Hay algo particularmente emocionante en estas Navidades: no hace frío —quizás nunca vuelva a hacerlo—, pero la gente va por las calles militantemente abrigada. Es el tradicional desfile de guantes gruesos, gorros con borla y bufandas anudadas… pero que este año cubren a gente sudando, gente achicharrada, gente que daría lo que fuera por una manguita corta. Sin embargo, salvo a algún guiri ostentoso, a nadie se le ocurriría ponérsela, porque en España en Navidades hace frío, y si ya no lo hace, lo simulamos para que no se pierda el espíritu. He visto gente en las colas de doña Manolita resoplar y castañetear los dientes durante horas solo por generar acústica navideña. Y a madres diciéndoles a sus hijas que en cuanto termine Cortylandia, arreando para casa por no coger frío: la pequeña no entiende nada, pero la mayor, que ya está en el ajo, exagera su interpretación “uy, qué frío tengo, ¿tú no lo notas, Julita, hace muuuucho frío…?”. Si las Navidades ya escondían en su interior un bello simulacro, qué nos cuesta sumarle otro. Esa es la clave de su éxito: una escenificación colectiva.

Las Navidades nos obligan a sincronizarnos; como un domingo de los de antes, en los que todo cerraba y la gente solo iba a misa y paseaba, pero a mayor escala. Decimos que son una tradición religiosa, una rito familiar, una fiesta para los niños, pero más que tradición, rito o fiesta, las Navidades son sobre todo un tema de conversación, quizás el más sublime jamás visto, porque no hay manera de sortearlo. Hablamos de ellas antes, durante y después de las propias Navidades, y los opositores, que los hay y muchos, con sus invectivas antinavideñas no consiguen más que agrandar su impronta de opresión irresistible.

La Navidad son lo opuesto al verano, y no es una cuestión de simple calendario. El verano se ofrece siempre como un sinfín de posibilidades: uno puede irse con amigos, en familia o a encontrarse a sí mismo a la India. Puedes hacer rafting, cola en los baños de un festival o echarte la siesta mientras tus hijos se aburren en un campamento urbano. Todo vale. Pero ese mismo impulso liberador es el que hace del verano el peor tema de conversación del mundo: un sinfín de monólogos ensimismados y fotos inexpresivas que termina de disparar la depresión posvacacional. Yo, la primera semana de septiembre, intento no ver a nadie, no vaya a ser que me cuente su verano o, aun peor, sienta yo la tentación de explicarle el mío.
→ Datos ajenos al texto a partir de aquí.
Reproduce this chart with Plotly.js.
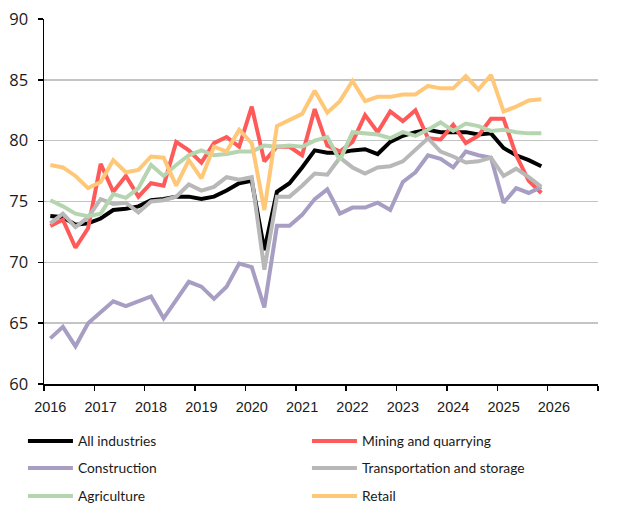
<!DOCTYPE html>
<html>
<head>
<meta charset="utf-8">
<script src="https://cdn.plot.ly/plotly-3.0.1.min.js"></script>
<style>html,body{margin:0;padding:0;background:#fff;}#chart{width:617px;height:508px;}</style>
</head>
<body>
<div id="chart"></div>
<script>
// Quarterly, 2016 Q1 .. 2025 Q4
const startYear = 2016;
const nQuarters = 40;
const yearTicks = [2016, 2017, 2018, 2019, 2020, 2021, 2022, 2023, 2024, 2025, 2026];

const allIndustries = [73.8, 73.7, 73.1, 73.2, 73.6, 74.3, 74.4, 74.6, 75.1, 75.2,
  75.4, 75.4, 75.2, 75.4, 75.9, 76.5, 76.7, 71.0, 75.8, 76.5,
  77.8, 79.2, 79.0, 79.0, 79.2, 79.3, 78.9, 79.9, 80.4, 80.7,
  80.9, 80.7, 80.7, 80.7, 80.5, 80.6, 79.4, 78.8, 78.4, 77.9];
const mining = [73.0, 73.5, 71.2, 72.8, 78.1, 75.8, 77.1, 75.4, 76.5, 76.3,
  79.9, 79.2, 78.2, 79.8, 80.3, 79.5, 82.8, 78.3, 79.5, 79.5,
  78.8, 82.6, 79.6, 79.1, 79.9, 82.1, 80.7, 82.4, 81.6, 82.5,
  80.2, 80.1, 81.3, 79.8, 80.4, 81.8, 81.8, 78.8, 76.7, 75.7];
const construction = [63.75, 64.7, 63.1, 65.0, 65.9, 66.8, 66.4, 66.8, 67.2, 65.4,
  66.9, 68.4, 68.0, 67.0, 68.0, 69.9, 69.6, 66.3, 73.0, 73.0,
  73.9, 75.2, 76.0, 74.0, 74.5, 74.5, 74.9, 74.3, 76.6, 77.4,
  78.8, 78.5, 77.8, 79.1, 78.8, 78.6, 74.9, 76.1, 75.7, 76.2];
const transport = [73.2, 74.0, 72.9, 73.7, 75.2, 74.8, 74.9, 74.1, 75.0, 75.1,
  75.4, 76.4, 75.9, 76.2, 77.0, 76.8, 77.0, 69.4, 75.4, 75.4,
  76.3, 77.3, 77.2, 78.6, 77.8, 77.3, 77.8, 77.9, 78.3, 79.3,
  80.2, 79.1, 78.7, 78.2, 78.3, 78.6, 77.1, 77.7, 77.0, 76.2];
const agriculture = [75.1, 74.6, 74.0, 73.8, 74.0, 75.6, 75.3, 76.1, 78.0, 77.1,
  78.0, 78.8, 79.2, 78.8, 78.9, 79.1, 79.1, 79.6, 79.5, 79.6,
  79.5, 80.0, 80.3, 78.4, 80.7, 80.6, 80.5, 80.2, 80.7, 80.4,
  80.9, 81.5, 80.8, 81.4, 81.2, 80.8, 80.9, 80.7, 80.6, 80.6];
const retail = [78.0, 77.8, 77.1, 76.1, 76.6, 78.4, 77.4, 77.6, 78.7, 78.6,
  76.3, 78.4, 76.9, 79.5, 79.1, 80.9, 79.8, 74.3, 81.2, 81.7,
  82.2, 84.1, 82.3, 83.25, 84.9, 83.25, 83.6, 83.6, 83.8, 83.8,
  84.5, 84.3, 84.3, 85.3, 84.2, 85.4, 82.4, 82.8, 83.3, 83.4];

const seriesNames = ["All industries", "Mining and quarrying", "Construction",
  "Transportation and storage", "Agriculture", "Retail"];
const seriesColors = ["#000000", "#ff5a5a", "#a89ec4", "#b8b8b8", "#b5d5b0", "#ffc878"];
const seriesData = [allIndustries, mining, construction, transport, agriculture, retail];
const legendIds = ["legend", "legend", "legend2", "legend2", "legend3", "legend3"];

// x positions: centre of each quarter on a year-based axis
const xq = [];
for (let i = 0; i < nQuarters; i++) xq.push(startYear + Math.floor(i / 4) + (i % 4) / 4 + 0.125);

const traces = seriesData.map((d, k) => ({
  type: "scatter", mode: "lines", x: xq, y: d, name: seriesNames[k],
  line: {color: seriesColors[k], width: 4},
  legend: legendIds[k], hoverinfo: "skip"
}));

const xFont = {family: "Liberation Sans, Arial, sans-serif", size: 14.5, color: "#1a1a1a"};
const yFont = {family: "Open Sans, Segoe UI, sans-serif", size: 16.5, color: "#1a1a1a"};
const legFont = {family: "Lato, sans-serif", size: 13.8, color: "#1a1a1a"};
function leg(y) {
  return {orientation: "h", x: -0.038, xanchor: "left", y: y, yanchor: "middle",
    entrywidth: 224, entrywidthmode: "pixels", font: legFont, itemwidth: 45,
    bgcolor: "rgba(0,0,0,0)", borderwidth: 0, traceorder: "normal"};
}

const layout = {
  width: 617, height: 508,
  margin: {l: 44, r: 19, t: 19, b: 124, autoexpand: false},
  paper_bgcolor: "#fff", plot_bgcolor: "#fff",
  showlegend: true,
  xaxis: {
    range: [2016, 2027], tickmode: "array",
    tickvals: yearTicks.map(v => v + 0.125), ticktext: yearTicks.map(String),
    ticks: "", showgrid: false, zeroline: false,
    showline: true, linecolor: "#000", linewidth: 1.5,
    tickfont: xFont, ticklabelstandoff: 9,
    minor: {tickmode: "linear", tick0: 2016, dtick: 1, ticks: "outside", ticklen: 5,
      tickcolor: "#000", tickwidth: 1.5, showgrid: false}
  },
  yaxis: {
    range: [60, 90], dtick: 5, tick0: 60,
    ticks: "outside", ticklen: 5, tickcolor: "#000", tickwidth: 1.5,
    showgrid: true, gridcolor: "#c4c4c4", gridwidth: 1.5, zeroline: false,
    showline: true, linecolor: "#000", linewidth: 1.5,
    tickfont: yFont, ticklabelstandoff: 6
  },
  legend: leg(-0.156),
  legend2: leg(-0.230),
  legend3: leg(-0.307)
};

Plotly.newPlot("chart", traces, layout, {displayModeBar: false, staticPlot: true});
</script>
</body>
</html>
El verano parece que lo cambia todo y en realidad no cambia nada. Por no dejar, no deja ni un meme bueno. Y eso debería hacernos reflexionar.

La gente desaparece el 23 de la oficina y, cuando vuelve unos días después, es una persona completamente diferente

Ah, nada que ver con las Navidades. La gente desaparece el 23 de la oficina y, cuando vuelve unos días después, es una persona completamente diferente. No vuelve de coger un zeppelin para sobrevolar el Amazonas, pero viene de un sitio mucho más interesante: el centro de la tierra. Viene de asomarse al abismo de su ser: de verse reflejado en la cara de su madre o de proyectarse en un pobre sobrino, viene de entender por qué es una mierda de persona o de creerse mejor que el resto, viene de abrazar a extraños y apuñalar a propios y todo en apenas un par de días. Muy mal se tiene que dar la Nochebuena para que no haya habido al menos un secreto derramado por culpa del alcohol, una reconciliación a deshoras o una falsa epifanía frente a un festín individual (porque ya sabemos que la de a uno es una forma de familia como cualquier otra).

Las Navidades comprimen el tiempo, nos encadenan para que podamos compararnos y nos sirven de avituallamiento para ese erial de ritos que son los tristes meses de enero, febrero y marzo. Hay años que las he celebrado y otros que las he maldecido, pero me interesan todas vuestras Navidades porque todas son de algún modo la mía; porque cada familia, con sus purgatorios y paraísos, siempre es elogio o refutación de otra familia. Y eso, te pongas como te pongas, da mucha vidilla.